The baseline method has three main steps. First, we randomly sampled spectral responses from the labelled bounding boxes in the training images. The bounded image is evenly divided into grids, with half of the points in each grid used to produce a sparse dictionary. Then sparse codes were calculated on each image followed by max pooling to convert the image into a vector. Finally, the vectorised images were used to train a multi-class SVM classifier. Please note that this baseline method is purely based on spectral analysis. In RGB image classification, we used the same SVM classifier, but adopted local binary patterns [23] for feature extraction. In the experiments, we randomly sampled 60 images from each class as training samples, and used the rest images as the testing samples. The random split of training and testing sets were done for five times with the mean and standard deviation of the results reported.

Fig. 4.
figure 4

Different regions and their spectral responses. (a) Melanoma. (b) Nevus and normal skin. (c) Hair. (d) Corresponding spectral responses. (Color figure online)

3.1 Experimental Results

We use sensitivity (ratio between true positive and all positive cases) and specificity (ratio between true negative and all negative cases) to evaluate the performance of our sparse coding method. Since melanoma is considered as the true case, all correctly predicted melanoma samples are true positive, while all wrongly predicted other cases are false negative. In the classification, we tried both three-class (melanoma VS dysplastic nevi VS Other type) and two-class (melanoma VS dysplastic Nevi) settings.
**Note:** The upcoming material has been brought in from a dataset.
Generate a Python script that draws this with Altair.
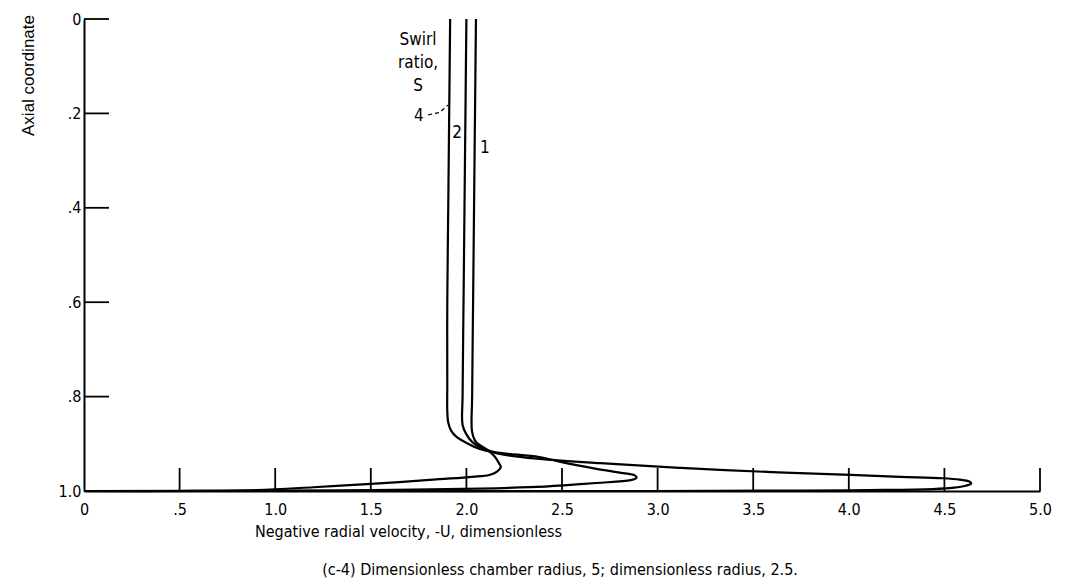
import altair as alt
import pandas as pd

# ---- data ----
s4_u = [1.915, 1.91, 1.905, 1.90, 1.90, 1.90, 1.905, 1.92, 1.95, 2.00, 2.07, 2.21, 2.38, 2.70, 3.12, 3.60, 4.01, 4.27, 4.49, 4.58, 4.63, 4.64, 4.61, 4.55, 4.44, 4.10, 3.74, 3.00, 1.50, 0.0]
s4_z = [0.0, 0.2, 0.4, 0.6, 0.78, 0.83, 0.855, 0.872, 0.886, 0.898, 0.911, 0.924, 0.932, 0.941, 0.951, 0.960, 0.966, 0.970, 0.973, 0.976, 0.980, 0.984, 0.989, 0.993, 0.996, 0.998, 0.999, 1.0, 1.0, 1.0]

s2_u = [2.00, 1.995, 1.99, 1.985, 1.98, 1.98, 2.00, 2.03, 2.07, 2.14, 2.38, 2.51, 2.68, 2.82, 2.88, 2.89, 2.86, 2.68, 2.51, 2.33, 2.07, 1.51, 1.00, 0.0]
s2_z = [0.0, 0.2, 0.4, 0.6, 0.80, 0.860, 0.880, 0.896, 0.907, 0.917, 0.928, 0.940, 0.953, 0.962, 0.967, 0.972, 0.977, 0.983, 0.988, 0.992, 0.995, 0.998, 0.999, 1.0]

s1_u = [2.05, 2.045, 2.04, 2.035, 2.03, 2.03, 2.05, 2.11, 2.15, 2.17, 2.18, 2.16, 2.12, 2.03, 1.86, 1.50, 1.20, 0.90, 0.50, 0.0]
s1_z = [0.0, 0.2, 0.4, 0.6, 0.80, 0.875, 0.896, 0.913, 0.928, 0.941, 0.949, 0.959, 0.966, 0.970, 0.975, 0.985, 0.992, 0.998, 1.0, 1.0]

series_names = ["4", "2", "1"]

x_tick_values = [0, 0.5, 1.0, 1.5, 2.0, 2.5, 3.0, 3.5, 4.0, 4.5, 5.0]
x_tick_labels = ["0", ".5", "1.0", "1.5", "2.0", "2.5", "3.0", "3.5", "4.0", "4.5", "5.0"]
y_tick_values = [0, 0.2, 0.4, 0.6, 0.8, 1.0]
y_tick_labels = ["0", ".2", ".4", ".6", ".8", "1.0"]

ann_text = ["Swirl", "ratio,", "S", "4", "2", "1"]
ann_u = [1.747, 1.747, 1.747, 1.752, 1.951, 2.097]
ann_z = [0.044, 0.093, 0.142, 0.206, 0.242, 0.273]

leader_u = [1.80, 1.86, 1.905]
leader_z = [0.203, 0.198, 0.182]

x_title = "Negative radial velocity, -U, dimensionless"
y_title = "Axial coordinate"
caption = ["(c-4) Dimensionless chamber radius, 5; dimensionless radius, 2.5."]

# ---- tables ----
rows = []
for name, us, zs in zip(series_names, [s4_u, s2_u, s1_u], [s4_z, s2_z, s1_z]):
    for i, (u, z) in enumerate(zip(us, zs)):
        rows.append({"series": name, "i": i, "u": u, "z": z})
curves_df = pd.DataFrame(rows)
ann_df = pd.DataFrame({"t": ann_text, "u": ann_u, "z": ann_z})
leader_df = pd.DataFrame({"u": leader_u, "z": leader_z, "i": range(len(leader_u))})
xt_df = pd.DataFrame({"v": x_tick_values[1:]})
yt_df = pd.DataFrame({"v": y_tick_values[:-1]})
cap_df = pd.DataFrame({"t": caption})


def label_expr(vals, labs):
    expr = "''"
    for v, l in reversed(list(zip(vals, labs))):
        expr = f"abs(datum.value - {v}) < 1e-6 ? '{l}' : ({expr})"
    return expr


FONT = "DejaVu Sans Condensed, Liberation Sans Narrow, DejaVu Sans"
W, H = 956, 472

xscale = alt.Scale(domain=[0, 5], nice=False, zero=False)
yscale = alt.Scale(domain=[0, 1], reverse=True, nice=False, zero=False)

xaxis = alt.Axis(values=x_tick_values, labelExpr=label_expr(x_tick_values, x_tick_labels),
                 tickSize=0, grid=False, domainColor="black", domainWidth=2,
                 labelFont=FONT, labelFontSize=16, labelColor="black", labelPadding=10,
                 title=x_title, titleFont=FONT, titleFontSize=16, titleFontWeight="normal",
                 titleColor="black", titleX=324, titleY=40, titleBaseline="middle",
                 titleAnchor="start", titleAlign="center", labelFlush=False, labelOverlap=False)
yaxis = alt.Axis(values=y_tick_values, labelExpr=label_expr(y_tick_values, y_tick_labels),
                 tickSize=0, grid=False, domainColor="black", domainWidth=2,
                 labelFont=FONT, labelFontSize=16, labelColor="black", labelPadding=3,
                 labelBaseline="middle", labelFlush=False, labelOverlap=False,
                 title=y_title, titleFont="Liberation Sans", titleFontSize=17,
                 titleFontWeight="normal", titleColor="black", titleAngle=-90,
                 titleX=-56, titleY=56, titleAlign="center", titleBaseline="middle")

curves = alt.Chart(curves_df).mark_line(color="black", strokeWidth=2.2, interpolate="catmull-rom").encode(
    x=alt.X("u:Q", scale=xscale, axis=xaxis),
    y=alt.Y("z:Q", scale=yscale, axis=yaxis),
    detail="series:N",
    order="i:Q",
)

xticks = alt.Chart(xt_df).mark_rule(color="black", strokeWidth=1.8).encode(
    x=alt.X("v:Q", scale=xscale), y=alt.value(H), y2=alt.value(H - 23))
yticks = alt.Chart(yt_df).mark_rule(color="black", strokeWidth=1.8).encode(
    y=alt.Y("v:Q", scale=yscale), x=alt.value(0), x2=alt.value(25))

ann = alt.Chart(ann_df).mark_text(font=FONT, fontSize=17, color="black", align="center", baseline="middle").encode(
    x=alt.X("u:Q", scale=xscale), y=alt.Y("z:Q", scale=yscale), text="t:N")

leader = alt.Chart(leader_df).mark_line(color="black", strokeWidth=1.2, strokeDash=[4, 3]).encode(
    x=alt.X("u:Q", scale=xscale), y=alt.Y("z:Q", scale=yscale), order="i:Q")

cap = alt.Chart(cap_df).mark_text(font=FONT, fontSize=16, color="black", align="center", baseline="middle").encode(
    x=alt.value(476), y=alt.value(551), text="t:N")

chart = alt.layer(curves, xticks, yticks, leader, ann, cap).properties(
    width=W, height=H,
    padding={"left": 76, "top": 11, "right": 20, "bottom": 88},
    autosize=alt.AutoSizeParams(type="none"),
    background="white",
).configure_view(stroke=None)

chart.save("out.html", embed_options={"renderer": "svg", "actions": False})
The result comparison is given in Table 1. It can be seen that the performance of classification based on hyperspectral images is much better than that from RGB images. This proves that spectral information is useful for melanoma detection. Moreover, all 2-class classification results are better than 3-class classification. Standard deviations of all 3-class classification results are high, due to the large variation and the small size of the third class, namely the other type. We also tested the case when the size of the lesion is added as an additional feature for hyperspectral image classification. The results show that the performance is improved, which implies that size is an important feature for differentiating melanoma from the other types.
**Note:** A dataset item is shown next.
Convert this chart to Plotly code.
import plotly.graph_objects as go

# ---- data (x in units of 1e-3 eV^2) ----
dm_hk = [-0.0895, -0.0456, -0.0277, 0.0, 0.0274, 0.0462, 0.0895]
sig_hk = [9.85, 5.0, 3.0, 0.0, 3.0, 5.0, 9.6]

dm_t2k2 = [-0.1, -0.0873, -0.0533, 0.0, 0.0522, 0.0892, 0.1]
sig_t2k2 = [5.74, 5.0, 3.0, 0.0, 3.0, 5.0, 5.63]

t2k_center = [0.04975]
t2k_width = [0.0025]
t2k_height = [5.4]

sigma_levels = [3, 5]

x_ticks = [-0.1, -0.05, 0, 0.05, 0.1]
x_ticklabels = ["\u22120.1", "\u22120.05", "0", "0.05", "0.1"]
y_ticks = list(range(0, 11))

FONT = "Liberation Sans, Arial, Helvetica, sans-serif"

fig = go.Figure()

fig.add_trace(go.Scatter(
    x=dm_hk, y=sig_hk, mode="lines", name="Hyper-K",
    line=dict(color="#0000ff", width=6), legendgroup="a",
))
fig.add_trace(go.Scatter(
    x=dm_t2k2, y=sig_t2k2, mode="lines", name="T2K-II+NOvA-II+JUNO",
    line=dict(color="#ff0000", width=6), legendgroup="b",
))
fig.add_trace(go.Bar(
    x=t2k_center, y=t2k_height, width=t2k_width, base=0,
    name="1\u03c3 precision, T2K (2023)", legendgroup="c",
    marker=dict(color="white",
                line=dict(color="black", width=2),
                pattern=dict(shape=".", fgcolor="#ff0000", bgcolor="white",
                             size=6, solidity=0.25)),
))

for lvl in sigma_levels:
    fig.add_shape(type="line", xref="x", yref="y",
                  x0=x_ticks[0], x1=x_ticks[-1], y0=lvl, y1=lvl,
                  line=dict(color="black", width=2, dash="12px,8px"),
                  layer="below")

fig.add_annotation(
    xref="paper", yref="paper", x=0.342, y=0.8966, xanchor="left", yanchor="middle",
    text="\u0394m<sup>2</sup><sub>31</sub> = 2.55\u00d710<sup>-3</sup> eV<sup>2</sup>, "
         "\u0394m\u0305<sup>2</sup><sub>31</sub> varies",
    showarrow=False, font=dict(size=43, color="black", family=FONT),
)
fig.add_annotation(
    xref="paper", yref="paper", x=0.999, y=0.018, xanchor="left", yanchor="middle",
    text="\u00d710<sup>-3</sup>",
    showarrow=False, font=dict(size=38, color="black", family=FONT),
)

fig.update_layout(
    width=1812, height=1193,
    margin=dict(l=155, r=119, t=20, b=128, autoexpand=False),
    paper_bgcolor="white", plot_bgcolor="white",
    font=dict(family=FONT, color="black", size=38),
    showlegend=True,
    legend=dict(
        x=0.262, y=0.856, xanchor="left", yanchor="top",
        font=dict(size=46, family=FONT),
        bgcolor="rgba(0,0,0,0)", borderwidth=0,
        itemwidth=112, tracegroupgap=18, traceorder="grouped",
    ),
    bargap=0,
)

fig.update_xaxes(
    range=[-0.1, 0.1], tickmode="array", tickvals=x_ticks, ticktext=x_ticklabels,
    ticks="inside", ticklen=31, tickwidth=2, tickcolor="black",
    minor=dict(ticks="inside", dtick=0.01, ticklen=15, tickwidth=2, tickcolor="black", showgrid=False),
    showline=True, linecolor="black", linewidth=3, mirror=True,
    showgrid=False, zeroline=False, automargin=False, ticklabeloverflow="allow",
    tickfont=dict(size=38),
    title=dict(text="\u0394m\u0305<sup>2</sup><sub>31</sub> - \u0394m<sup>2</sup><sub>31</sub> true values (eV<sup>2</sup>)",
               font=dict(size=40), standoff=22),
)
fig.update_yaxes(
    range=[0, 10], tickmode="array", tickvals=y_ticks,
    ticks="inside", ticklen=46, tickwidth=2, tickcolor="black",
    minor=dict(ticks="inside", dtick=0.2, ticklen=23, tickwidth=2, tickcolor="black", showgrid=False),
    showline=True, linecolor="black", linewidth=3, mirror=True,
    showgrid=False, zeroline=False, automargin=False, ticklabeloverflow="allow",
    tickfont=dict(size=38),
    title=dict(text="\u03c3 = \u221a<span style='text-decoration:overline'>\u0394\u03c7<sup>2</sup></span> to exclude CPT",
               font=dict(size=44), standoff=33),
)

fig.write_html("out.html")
Table 1. Comparison of classification performance.

4 Conclusion

We have presented a hyperspectral imaging dataset of 330 histology verified skin lesion images. The images in the dataset are calibrated and with lesion regions provided using bounding boxes. This dataset provides a foundation for further research on hyperspectral imaging techniques and its usefulness in early screening of skin cancers using image based approaches, namely wavelength analysis. The experimental results on a baseline approach show that pure spectral analysis is not sufficient to reliably detect melanoma. More effective spectral-spatial data analysis approach and advanced classification approaches are yet to be developed. In the future, we will also continue to explore and collaborate with skin cancer clinics for more data collection.